When You Actually Need HR Counsel
As a rule: if it involves potential termination for cause, discrimination claims, accommodation requests, significant policy changes, or anything where the company might have liability exposure, get HR counsel. Employment law is complex, state-specific, and changes regularly. AI systems automate the compliant version of the process you already defined — they don't replace the expert who helped you define it correctly in the first place.
The right model: HR counsel or a fractional HR director defines the policies and the compliant processes. AI automation executes them consistently at scale. You don't need full-time HR headcount for the administrative execution layer — you need expert input on the design, and then a system that runs it reliably.
Integration With Payroll and HRIS
AI HR automation works alongside your existing payroll system — Gusto, ADP, Paychex, Rippling — rather than replacing it. New hire onboarding data flows into payroll automatically. Time and attendance syncs. Terminations trigger payroll cutoffs in sequence with access revocation.
If you have an HRIS, the AI automation connects to it and uses it as the system of record. If you don't, the AI workflow layer can serve some of those functions while you scale. The integration approach depends on what you're already running — we build to your stack, not against it.
What Consistent HR Process Actually Means
New hires who feel prepared and welcomed from day one. That first impression compounds — people who start with a smooth onboarding are more likely to stay and more likely to be productive faster.
Compliance requirements that don't get missed. No lapsed certifications, no missed re-verifications, no overdue training renewals surfacing during an audit.
Managers who get reminders before reviews are due, with enough time to actually prepare. Employees who feel like their development is being tracked rather than ignored.
Offboarding that doesn't leave security gaps or result in a former employee with active system access two weeks after they left.
None of this requires a full-time HR team. It requires a well-built system and someone to own the exceptions — which is a much lighter lift.
Frequently Asked Questions
Is this the same as an HRIS?
Not exactly. An HRIS is a system of record for employee data — headcount, compensation, benefits, org structure. AI HR automation is the workflow layer on top: the sequences, reminders, document collection, and task routing that connects your HRIS to what actually needs to happen. If you have an HRIS, AI automation makes it work better. If you don't, AI automation can partially substitute for some of its functions while you scale.
Can AI handle I-9 verification?
AI can manage the I-9 workflow — sending the form, tracking completion status, flagging re-verification deadlines, and storing completed documents. The actual identity document review still requires a human to physically examine the documents in person or via remote I-9 procedures. AI handles the administrative wrapper; the verification itself is legally required to involve a person.
What about multi-state compliance?
Multi-state compliance — different required notices, training mandates, leave policies, and classification rules by state — is a significant complexity layer. AI automation can track and surface these requirements, route state-specific onboarding documents, and flag upcoming compliance deadlines. For the legal interpretation of what's required in each state, you need HR counsel or an employment attorney.

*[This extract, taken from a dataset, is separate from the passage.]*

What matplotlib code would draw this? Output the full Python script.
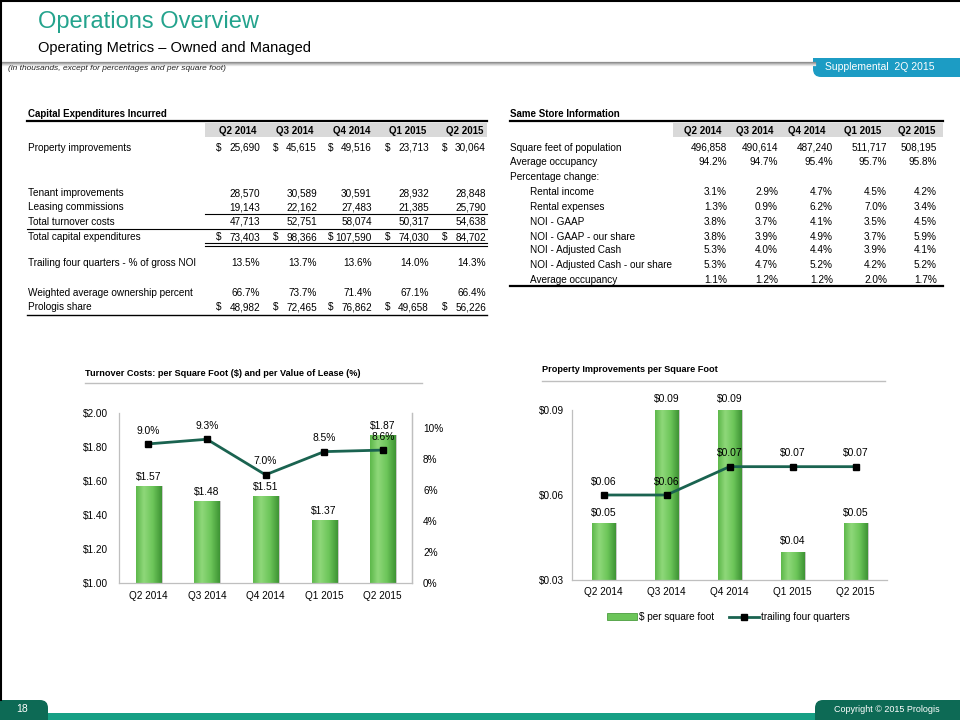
import numpy as np
import matplotlib
matplotlib.use("Agg")
import matplotlib.pyplot as plt
from matplotlib.patches import Rectangle, FancyBboxPatch, Patch
from matplotlib.transforms import Affine2D, ScaledTranslation
from matplotlib.colors import LinearSegmentedColormap
from matplotlib.lines import Line2D

plt.rcParams["font.family"] = ["Liberation Sans", "DejaVu Sans"]
plt.rcParams["text.parse_math"] = False

# --- data ---
quarters = ["Q2 2014", "Q3 2014", "Q4 2014", "Q1 2015", "Q2 2015"]

# capital expenditures incurred (in thousands)
property_improvements = [25690, 45615, 49516, 23713, 30064]
tenant_improvements = [28570, 30589, 30591, 28932, 28848]
leasing_commissions = [19143, 22162, 27483, 21385, 25790]
total_turnover_costs = [47713, 52751, 58074, 50317, 54638]
total_capex = [73403, 98366, 107590, 74030, 84702]
trailing_pct_gross_noi = [13.5, 13.7, 13.6, 14.0, 14.3]
ownership_pct = [66.7, 73.7, 71.4, 67.1, 66.4]
prologis_share = [48982, 72465, 76862, 49658, 56226]

# same store information
sq_ft_population = [496858, 490614, 487240, 511717, 508195]
avg_occupancy = [94.2, 94.7, 95.4, 95.7, 95.8]
rental_income_chg = [3.1, 2.9, 4.7, 4.5, 4.2]
rental_expenses_chg = [1.3, 0.9, 6.2, 7.0, 3.4]
noi_gaap_chg = [3.8, 3.7, 4.1, 3.5, 4.5]
noi_gaap_share_chg = [3.8, 3.9, 4.9, 3.7, 5.9]
noi_cash_chg = [5.3, 4.0, 4.4, 3.9, 4.1]
noi_cash_share_chg = [5.3, 4.7, 5.2, 4.2, 5.2]
avg_occupancy_chg = [1.1, 1.2, 1.2, 2.0, 1.7]

# charts
turnover_per_sqft = [1.57, 1.48, 1.51, 1.37, 1.87]
turnover_pct_lease = [9.0, 9.3, 7.0, 8.5, 8.6]
prop_impr_per_sqft = [0.05, 0.09, 0.09, 0.04, 0.05]
prop_impr_trailing = [0.06, 0.06, 0.07, 0.07, 0.07]

TEAL = "#24A38D"
DARK_TEAL = "#0D6A55"
BLUE = "#1C9CC4"
LINE = "#1A6350"
GRID_GRAY = "#BFBFBF"
FS = 7.2

fig = plt.figure(figsize=(9.6, 7.2), dpi=100)
# pixel coordinates, origin top-left
px = Affine2D().scale(1 / 960, -1 / 720).translate(0, 1) + fig.transFigure


def ptext(x, y, s, **kw):
    kw.setdefault("fontsize", FS)
    kw.setdefault("va", "center")
    fig.text(x, y, s, transform=px, **kw)


def hline(y, x0, x1, lw=0.8, color="black"):
    fig.add_artist(Line2D([x0, x1], [y, y], transform=px, color=color, lw=lw))


def add_patch(p):
    p.set_transform(px)
    p.set_clip_on(False)
    fig.add_artist(p)


# --- header ---
ptext(38, 22, "Operations Overview", fontsize=17, color=TEAL)
ptext(38, 48, "Operating Metrics \u2013 Owned and Managed", fontsize=10.5, color="black")
for i, c in enumerate(["#8C8C8C", "#A8A8A8", "#C8C8C8", "#E4E4E4"]):
    hline(62 + i, 0, 815, lw=0.9, color=c)
add_patch(FancyBboxPatch((813, 58), 160, 19, boxstyle="round,pad=0,rounding_size=8",
                         facecolor=BLUE, edgecolor="none"))
add_patch(Rectangle((813, 58), 20, 9, facecolor=BLUE, edgecolor="none"))
ptext(880, 67.5, "Supplemental  2Q 2015", fontsize=7.5, color="white", ha="center")
ptext(8, 69, "(in thousands, except for percentages and per square foot)",
      fontsize=6, style="italic", color="#222222")

# border
fig.add_artist(Line2D([0.8, 0.8], [0, 700], transform=px, color="black", lw=1.5))
fig.add_artist(Line2D([0, 960], [0.8, 0.8], transform=px, color="black", lw=1.5))

# --- capital expenditures table ---
cap_right = [260, 317, 372, 429, 486]
cap_head = [238, 295, 352, 408, 465]
ptext(28, 114, "Capital Expenditures Incurred", fontweight="bold", fontsize=7)
hline(121, 27, 487, lw=1.6)
add_patch(Rectangle((205, 123), 282, 14, facecolor="#D9D9D9", edgecolor="none"))
for q, cx in zip(quarters, cap_head):
    ptext(cx, 131, q, ha="center", fontweight="bold", fontsize=7)

cap_rows = [
    ("Property improvements", property_improvements, "dollar"),
    ("Tenant improvements", tenant_improvements, "num"),
    ("Leasing commissions", leasing_commissions, "num"),
    ("Total turnover costs", total_turnover_costs, "num"),
    ("Total capital expenditures", total_capex, "dollar"),
    ("Trailing four quarters - % of gross NOI", trailing_pct_gross_noi, "pct"),
    ("Weighted average ownership percent", ownership_pct, "pct"),
    ("Prologis share", prologis_share, "dollar"),
]
cap_row_y = [148, 193, 207, 222, 237, 263, 293, 307]

for (label, vals, kind), y in zip(cap_rows, cap_row_y):
    ptext(28, y, label)
    for v, rx in zip(vals, cap_right):
        if kind == "pct":
            ptext(rx, y, f"{v:.1f}%", ha="right")
        else:
            ptext(rx, y, f"{v:,}", ha="right")
            if kind == "dollar":
                ptext(rx - 44, y, "$", ha="left")

hline(214, 205, 487)
hline(229, 27, 487)
hline(243, 205, 487)
hline(246, 205, 487)
hline(315, 27, 487, lw=1.0)

# --- same store table ---
ss_right = [727, 778, 833, 887, 937]
ss_head = [703, 755, 807, 863, 917]
ptext(510, 114, "Same Store Information", fontweight="bold", fontsize=7)
hline(121, 510, 943, lw=1.6)
add_patch(Rectangle((673, 123), 270, 14, facecolor="#D9D9D9", edgecolor="none"))
for q, cx in zip(quarters, ss_head):
    ptext(cx, 131, q, ha="center", fontweight="bold", fontsize=7)

ss_rows = [
    ("Square feet of population", sq_ft_population, "num", 0),
    ("Average occupancy", avg_occupancy, "pct", 0),
    ("Percentage change:", None, None, 0),
    ("Rental income", rental_income_chg, "pct", 1),
    ("Rental expenses", rental_expenses_chg, "pct", 1),
    ("NOI - GAAP", noi_gaap_chg, "pct", 1),
    ("NOI - GAAP - our share", noi_gaap_share_chg, "pct", 1),
    ("NOI - Adjusted Cash", noi_cash_chg, "pct", 1),
    ("NOI - Adjusted Cash - our share", noi_cash_share_chg, "pct", 1),
    ("Average occupancy", avg_occupancy_chg, "pct", 1),
]
ss_row_y = [148, 162, 177, 192, 207, 222, 237, 250, 265, 280]

for (label, vals, kind, indent), y in zip(ss_rows, ss_row_y):
    ptext(510 + 20 * indent, y, label)
    if vals is None:
        continue
    for v, rx in zip(vals, ss_right):
        s = f"{v:.1f}%" if kind == "pct" else f"{v:,}"
        ptext(rx, y, s, ha="right")
hline(286, 510, 943, lw=1.6)

# --- charts ---
cmap = LinearSegmentedColormap.from_list(
    "bar", [(0, "#5DB84B"), (0.3, "#8FD87A"), (0.65, "#6DC65A"), (1, "#3E9434")])
grad = np.linspace(0, 1, 64).reshape(1, -1)


def shade_bars(ax, bars):
    # limits must already be set
    base = ax.get_ylim()[0]
    shadow = ax.transData + ScaledTranslation(2 / 100, 0, fig.dpi_scale_trans)
    for b in bars:
        x0, w, h = b.get_x(), b.get_width(), b.get_height()
        sh = Rectangle((x0, base), w, h - base, facecolor="#8A8A8A", alpha=0.45,
                       edgecolor="none", transform=shadow, zorder=1.5)
        ax.add_patch(sh)
        im = ax.imshow(grad, cmap=cmap, extent=[x0, x0 + w, base, h], aspect="auto",
                       zorder=2.1, interpolation="bicubic")
        im.set_clip_path(b)
        b.set_zorder(2)
        b.set_edgecolor("#4B9E3F")
        b.set_linewidth(0.6)


def style_axes(ax):
    for s in ax.spines.values():
        s.set_color(GRID_GRAY)
        s.set_linewidth(0.9)
    ax.spines["top"].set_visible(False)
    ax.tick_params(length=0, labelsize=7.2, colors="black")


x = np.arange(len(quarters))

# left chart
ptext(85, 373, "Turnover Costs: per Square Foot ($) and per Value of Lease (%)",
      fontweight="bold", fontsize=6.6)
hline(383, 85, 422, lw=1.0, color=GRID_GRAY)

ax1 = fig.add_axes([119 / 960, 1 - 583 / 720, 293 / 960, 170 / 720])
bars1 = ax1.bar(x, turnover_per_sqft, width=0.43, color="#6CC55A")
ax1.set_xlim(-0.5, 4.5)
ax1.set_ylim(1.0, 2.0)
shade_bars(ax1, bars1)
ax1.set_xlim(-0.5, 4.5)
ax1.set_ylim(1.0, 2.0)
ax1.set_yticks(np.arange(1.0, 2.01, 0.2))
ax1.set_yticklabels([f"${v:.2f}" for v in np.arange(1.0, 2.01, 0.2)])
ax1.set_xticks(x)
ax1.set_xticklabels(quarters)
style_axes(ax1)
ax1.tick_params(axis="x", pad=6)
ax1.tick_params(axis="y", pad=8)
for xi, v in zip(x, turnover_per_sqft):
    ax1.annotate(f"${v:.2f}", (xi, v), xytext=(0, 3), textcoords="offset points",
                 ha="center", va="bottom", fontsize=7.4, zorder=5)

ax2 = ax1.twinx()
ax2.plot(x, turnover_pct_lease, color=LINE, lw=2, marker="s", ms=4.5,
         mfc="black", mec="black", zorder=4)
ax2.set_ylim(0, 11)
ax2.set_yticks(range(0, 11, 2))
ax2.set_yticklabels([f"{v}%" for v in range(0, 11, 2)])
style_axes(ax2)
ax2.spines["left"].set_visible(False)
ax2.spines["bottom"].set_visible(False)
ax2.tick_params(axis="y", pad=8)
for xi, v in zip(x, turnover_pct_lease):
    ax2.annotate(f"{v:.1f}%", (xi, v), xytext=(0, 6), textcoords="offset points",
                 ha="center", va="bottom", fontsize=7.4)

# right chart
ptext(542, 370, "Property Improvements per Square Foot", fontweight="bold", fontsize=6.6)
hline(381, 542, 885, lw=1.0, color=GRID_GRAY)

ax3 = fig.add_axes([572 / 960, 1 - 580 / 720, 315 / 960, 170 / 720])
bars3 = ax3.bar(x, prop_impr_per_sqft, width=0.38, color="#6CC55A")
ax3.set_xlim(-0.5, 4.5)
ax3.set_ylim(0.03, 0.09)
shade_bars(ax3, bars3)
ax3.plot(x, prop_impr_trailing, color=LINE, lw=2, marker="s", ms=4.5,
         mfc="black", mec="black", zorder=4)
ax3.set_xlim(-0.5, 4.5)
ax3.set_ylim(0.03, 0.09)
ax3.set_yticks([0.03, 0.06, 0.09])
ax3.set_yticklabels([f"${v:.2f}" for v in [0.03, 0.06, 0.09]])
ax3.set_xticks(x)
ax3.set_xticklabels(quarters)
style_axes(ax3)
ax3.spines["right"].set_visible(False)
ax3.tick_params(axis="x", pad=5)
ax3.tick_params(axis="y", pad=6)
for xi, v in zip(x, prop_impr_per_sqft):
    ax3.annotate(f"${v:.2f}", (xi, v), xytext=(0, 4), textcoords="offset points",
                 ha="center", va="bottom", fontsize=7.4, zorder=5)
for xi, v in zip(x, prop_impr_trailing):
    ax3.annotate(f"${v:.2f}", (xi, v), xytext=(0, 6), textcoords="offset points",
                 ha="center", va="bottom", fontsize=7.4, zorder=5)

handles = [Patch(facecolor="#6CC55A", edgecolor="#4B9E3F", lw=0.6),
           Line2D([], [], color=LINE, lw=2, marker="s", ms=4.5, mfc="black", mec="black")]
fig.legend(handles, ["$ per square foot", "trailing four quarters"], loc="center",
           bbox_to_anchor=(728 / 960, 1 - 617 / 720), ncol=2, frameon=False,
           fontsize=7.2, handlelength=3.0, handleheight=0.6, columnspacing=1.5,
           handletextpad=0.2)

# --- footer ---
add_patch(Rectangle((0, 713), 960, 7, facecolor="#16A085", edgecolor="none"))
add_patch(FancyBboxPatch((-20, 700), 68, 30, boxstyle="round,pad=0,rounding_size=8",
                         facecolor=DARK_TEAL, edgecolor="none"))
add_patch(FancyBboxPatch((815, 700), 170, 30, boxstyle="round,pad=0,rounding_size=8",
                         facecolor=DARK_TEAL, edgecolor="none"))
ptext(22, 709, "18", fontsize=7.5, color="white", ha="center")
ptext(887, 710, "Copyright \u00a9 2015 Prologis", fontsize=6.5, color="white", ha="center")

fig.savefig("out.png", dpi=100)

AI handles the logistics; the legal judgment requires a professional.
Does this replace a payroll system?
No. AI HR automation works alongside your payroll system — Gusto, ADP, Paychex, Rippling — and syncs data between systems. New hire records created during onboarding can flow into payroll automatically. Time and attendance data syncs. Terminations trigger offboarding and payroll cutoffs in sequence. The payroll processing itself still happens in your payroll platform.